*INFORMATION SUPPLIED:*
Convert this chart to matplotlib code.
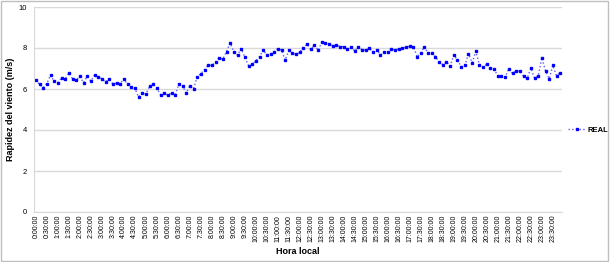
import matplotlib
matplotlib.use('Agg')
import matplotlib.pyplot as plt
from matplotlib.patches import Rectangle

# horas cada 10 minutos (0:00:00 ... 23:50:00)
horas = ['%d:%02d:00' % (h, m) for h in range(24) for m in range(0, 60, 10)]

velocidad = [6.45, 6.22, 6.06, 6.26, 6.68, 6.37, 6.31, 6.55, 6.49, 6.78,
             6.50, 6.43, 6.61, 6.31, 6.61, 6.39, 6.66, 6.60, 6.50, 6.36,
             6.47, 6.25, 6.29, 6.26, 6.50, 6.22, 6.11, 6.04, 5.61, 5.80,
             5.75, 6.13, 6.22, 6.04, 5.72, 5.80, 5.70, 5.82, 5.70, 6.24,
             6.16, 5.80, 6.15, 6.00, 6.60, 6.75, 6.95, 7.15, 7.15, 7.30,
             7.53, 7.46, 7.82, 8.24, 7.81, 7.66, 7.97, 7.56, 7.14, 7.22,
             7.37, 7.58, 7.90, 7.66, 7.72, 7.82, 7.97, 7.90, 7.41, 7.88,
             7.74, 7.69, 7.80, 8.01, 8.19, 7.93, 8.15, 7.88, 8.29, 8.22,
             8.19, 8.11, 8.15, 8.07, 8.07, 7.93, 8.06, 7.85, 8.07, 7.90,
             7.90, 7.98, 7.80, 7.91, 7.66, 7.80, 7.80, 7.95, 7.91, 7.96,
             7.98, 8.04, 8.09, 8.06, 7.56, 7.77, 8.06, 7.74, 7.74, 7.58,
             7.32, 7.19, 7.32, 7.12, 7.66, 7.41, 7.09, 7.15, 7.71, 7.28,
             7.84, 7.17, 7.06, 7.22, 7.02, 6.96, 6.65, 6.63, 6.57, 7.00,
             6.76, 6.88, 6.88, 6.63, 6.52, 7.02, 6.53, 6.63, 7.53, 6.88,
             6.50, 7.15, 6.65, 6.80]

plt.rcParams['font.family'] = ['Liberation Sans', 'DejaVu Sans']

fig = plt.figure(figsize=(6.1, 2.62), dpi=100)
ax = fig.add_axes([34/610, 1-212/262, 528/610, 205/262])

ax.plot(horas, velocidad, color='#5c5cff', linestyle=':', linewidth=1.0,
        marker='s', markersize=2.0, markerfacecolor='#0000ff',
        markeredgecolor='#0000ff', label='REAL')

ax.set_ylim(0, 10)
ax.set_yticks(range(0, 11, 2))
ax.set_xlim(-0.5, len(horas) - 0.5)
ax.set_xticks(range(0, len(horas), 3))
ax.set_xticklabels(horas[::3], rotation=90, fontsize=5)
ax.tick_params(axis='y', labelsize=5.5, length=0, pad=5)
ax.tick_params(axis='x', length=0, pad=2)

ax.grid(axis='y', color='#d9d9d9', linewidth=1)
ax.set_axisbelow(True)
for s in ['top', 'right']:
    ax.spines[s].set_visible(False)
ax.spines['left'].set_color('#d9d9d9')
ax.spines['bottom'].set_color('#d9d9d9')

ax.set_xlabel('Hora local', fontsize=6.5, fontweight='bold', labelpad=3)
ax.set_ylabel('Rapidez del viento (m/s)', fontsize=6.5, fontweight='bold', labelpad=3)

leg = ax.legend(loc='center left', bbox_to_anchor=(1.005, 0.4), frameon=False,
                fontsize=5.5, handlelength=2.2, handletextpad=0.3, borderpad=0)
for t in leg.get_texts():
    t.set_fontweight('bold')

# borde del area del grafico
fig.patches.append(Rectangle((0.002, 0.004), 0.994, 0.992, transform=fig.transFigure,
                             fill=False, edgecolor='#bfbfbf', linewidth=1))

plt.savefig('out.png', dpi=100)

*WHAT THIS TASK INVOLVES:* Print out the lines exactly, skipping any picture.

*RESPONSE BELOW:*
Convert this chart to matplotlib code.
import matplotlib
matplotlib.use('Agg')
import matplotlib.pyplot as plt
from matplotlib.patches import Rectangle

# horas cada 10 minutos (0:00:00 ... 23:50:00)
horas = ['%d:%02d:00' % (h, m) for h in range(24) for m in range(0, 60, 10)]

velocidad = [6.45, 6.22, 6.06, 6.26, 6.68, 6.37, 6.31, 6.55, 6.49, 6.78,
             6.50, 6.43, 6.61, 6.31, 6.61, 6.39, 6.66, 6.60, 6.50, 6.36,
             6.47, 6.25, 6.29, 6.26, 6.50, 6.22, 6.11, 6.04, 5.61, 5.80,
             5.75, 6.13, 6.22, 6.04, 5.72, 5.80, 5.70, 5.82, 5.70, 6.24,
             6.16, 5.80, 6.15, 6.00, 6.60, 6.75, 6.95, 7.15, 7.15, 7.30,
             7.53, 7.46, 7.82, 8.24, 7.81, 7.66, 7.97, 7.56, 7.14, 7.22,
             7.37, 7.58, 7.90, 7.66, 7.72, 7.82, 7.97, 7.90, 7.41, 7.88,
             7.74, 7.69, 7.80, 8.01, 8.19, 7.93, 8.15, 7.88, 8.29, 8.22,
             8.19, 8.11, 8.15, 8.07, 8.07, 7.93, 8.06, 7.85, 8.07, 7.90,
             7.90, 7.98, 7.80, 7.91, 7.66, 7.80, 7.80, 7.95, 7.91, 7.96,
             7.98, 8.04, 8.09, 8.06, 7.56, 7.77, 8.06, 7.74, 7.74, 7.58,
             7.32, 7.19, 7.32, 7.12, 7.66, 7.41, 7.09, 7.15, 7.71, 7.28,
             7.84, 7.17, 7.06, 7.22, 7.02, 6.96, 6.65, 6.63, 6.57, 7.00,
             6.76, 6.88, 6.88, 6.63, 6.52, 7.02, 6.53, 6.63, 7.53, 6.88,
             6.50, 7.15, 6.65, 6.80]

plt.rcParams['font.family'] = ['Liberation Sans', 'DejaVu Sans']

fig = plt.figure(figsize=(6.1, 2.62), dpi=100)
ax = fig.add_axes([34/610, 1-212/262, 528/610, 205/262])

ax.plot(horas, velocidad, color='#5c5cff', linestyle=':', linewidth=1.0,
        marker='s', markersize=2.0, markerfacecolor='#0000ff',
        markeredgecolor='#0000ff', label='REAL')

ax.set_ylim(0, 10)
ax.set_yticks(range(0, 11, 2))
ax.set_xlim(-0.5, len(horas) - 0.5)
ax.set_xticks(range(0, len(horas), 3))
ax.set_xticklabels(horas[::3], rotation=90, fontsize=5)
ax.tick_params(axis='y', labelsize=5.5, length=0, pad=5)
ax.tick_params(axis='x', length=0, pad=2)

ax.grid(axis='y', color='#d9d9d9', linewidth=1)
ax.set_axisbelow(True)
for s in ['top', 'right']:
    ax.spines[s].set_visible(False)
ax.spines['left'].set_color('#d9d9d9')
ax.spines['bottom'].set_color('#d9d9d9')

ax.set_xlabel('Hora local', fontsize=6.5, fontweight='bold', labelpad=3)
ax.set_ylabel('Rapidez del viento (m/s)', fontsize=6.5, fontweight='bold', labelpad=3)

leg = ax.legend(loc='center left', bbox_to_anchor=(1.005, 0.4), frameon=False,
                fontsize=5.5, handlelength=2.2, handletextpad=0.3, borderpad=0)
for t in leg.get_texts():
    t.set_fontweight('bold')

# borde del area del grafico
fig.patches.append(Rectangle((0.002, 0.004), 0.994, 0.992, transform=fig.transFigure,
                             fill=False, edgecolor='#bfbfbf', linewidth=1))

plt.savefig('out.png', dpi=100)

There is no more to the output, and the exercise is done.